After eating all the free food and drinks at the finish line (I don’t think a falafel wrap and alcohol free beer has ever tasted so good!) and sitting and staring gormlessly into the lake for 45 minutes, taking calls from family, I had a 18km cycle back to my accommodation. Surprisingly I felt absolutely fine and kept a good pace!

The sun was slowly setting and the lake looked so welcoming, there was no better way to wind down from the excitement of the day than a dip in the lake. 

Then I then walked into town, ordered a lot of food which I struggled to eat but the accompanying rose went down a treat. 

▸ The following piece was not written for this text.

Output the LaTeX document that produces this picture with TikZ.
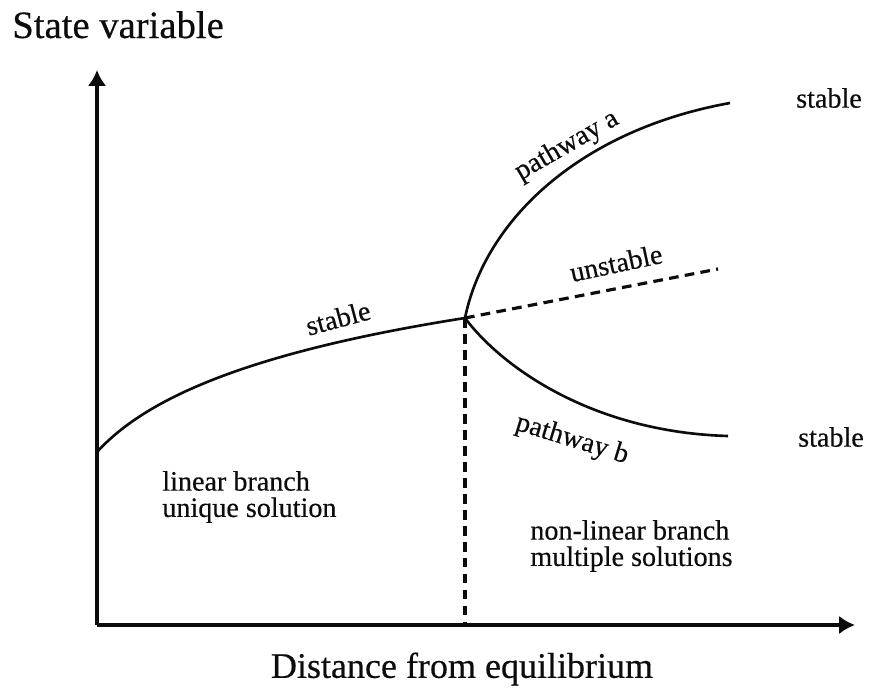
\documentclass[tikz,border=0pt]{standalone}
\usepackage{fontspec}
\setmainfont{Liberation Serif}
\newfontfamily\plotfont{Liberation Serif}[FakeBold=0.4]
\usepackage{tikz}
\usetikzlibrary{arrows.meta, positioning, calc}
\definecolor{inkBlack}{RGB}{12, 12, 12}

\begin{document}
\begin{tikzpicture}[
    x=0.02cm, y=-0.02cm,
    axis/.style={
        line width=2.4pt,
        draw=inkBlack,
        -{Latex[length=9pt,width=10.5pt]}
    },
    branch/.style={
        line width=1.5pt,
        draw=inkBlack
    },
    unstableline/.style={
        line width=1.8pt,
        draw=inkBlack,
        dash pattern=on 5.5pt off 3.6pt
    },
    axislabel/.style={
        inner sep=0pt,
        font=\plotfont\fontsize{22}{24}\selectfont,
        text=inkBlack
    },
    curvelabel/.style={
        inner sep=0pt,
        font=\plotfont\fontsize{16}{15}\selectfont,
        text=inkBlack
    },
    regionlabel/.style={
        curvelabel,
        align=left,
        anchor=west
    }
]
\useasboundingbox (0,0) rectangle (869,693);

% Points of the diagram
\coordinate (origin) at (97,625);
\coordinate (ytip) at (97,70);
\coordinate (xtip) at (855,625);
\coordinate (start) at (97,452);
\coordinate (bif) at (465,318);
\coordinate (foot) at (465,625);
\coordinate (aend) at (730,103);
\coordinate (bend) at (728,436);
\coordinate (uend) at (718,269);

% Axes
\draw[axis] (origin) -- (ytip);
\draw[axis] (origin) -- (xtip);

% Branches
\draw[branch] (start) .. controls (140,405) and (230,355) .. (bif);
\draw[branch] (bif) .. controls (485,220) and (580,130) .. (aend);
\draw[branch] (bif) .. controls (500,365) and (590,432) .. (bend);
\draw[unstableline] (bif) -- (uend);
\draw[unstableline] (bif) -- (foot);

% Labels
\node[axislabel, anchor=base west] (ylab) at (12,38) {State variable};
\node[axislabel, font=\plotfont\fontsize{20.5}{22}\selectfont] (xlab) at (462,669) {Distance from equilibrium};

\node[curvelabel, rotate=15] (stlin) at (338,318) {stable};
\node[curvelabel, rotate=30] (pwa) at (567,146) {pathway a};
\node[curvelabel, rotate=12] (unst) at (616,263) {unstable};
\node[curvelabel, rotate=-17] (pwb) at (572,440) {pathway b};
\node[curvelabel] (sta) at (829,98) {stable};
\node[curvelabel] (stb) at (831,437) {stable};

\node[regionlabel] (linreg) at (162,497) {linear branch\\unique solution};
\node[regionlabel] (nonreg) at (530,546) {non-linear branch\\multiple solutions};

\end{tikzpicture}
\end{document}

Reflecting back, what would I change?

  • Go tubeless! 
  • Pack more savoury snacks. Although I resisted taking on any Clif Blocks until the second half, I’d got a bit sick of my dried fruit and nut based Veloforte bars.
  • More Maurten carb drink as I was struggling to eat a lot of the ride. But avoid spilling it on my handlebars!
  • Pinning my start number on my pockets, not the front of my jersey like the race guided…I ended up rearranging it every time I stopped for the bathroom and eventually just folding it into my pocket and losing it. “It’s called a start number, not a finish number” I reasoned.

What’s next?

I’ve since completed the Vansbrosimning, a 3km river swim which means I have completed all four events earning me my Swedish Classic diploma! 

Cycling wise, I’d like to use all the cycling fitness I’ve built up to do some more Time Trials. I’m also keen to check out an Audax as I’ve really enjoyed the long endurance cycles. I feel I’m yet to find my distance limit and I’m curious as to where it lies!

But first back to swim-bike-run at Vitruvian triathlon this weekend with the Ful-on Tri gang!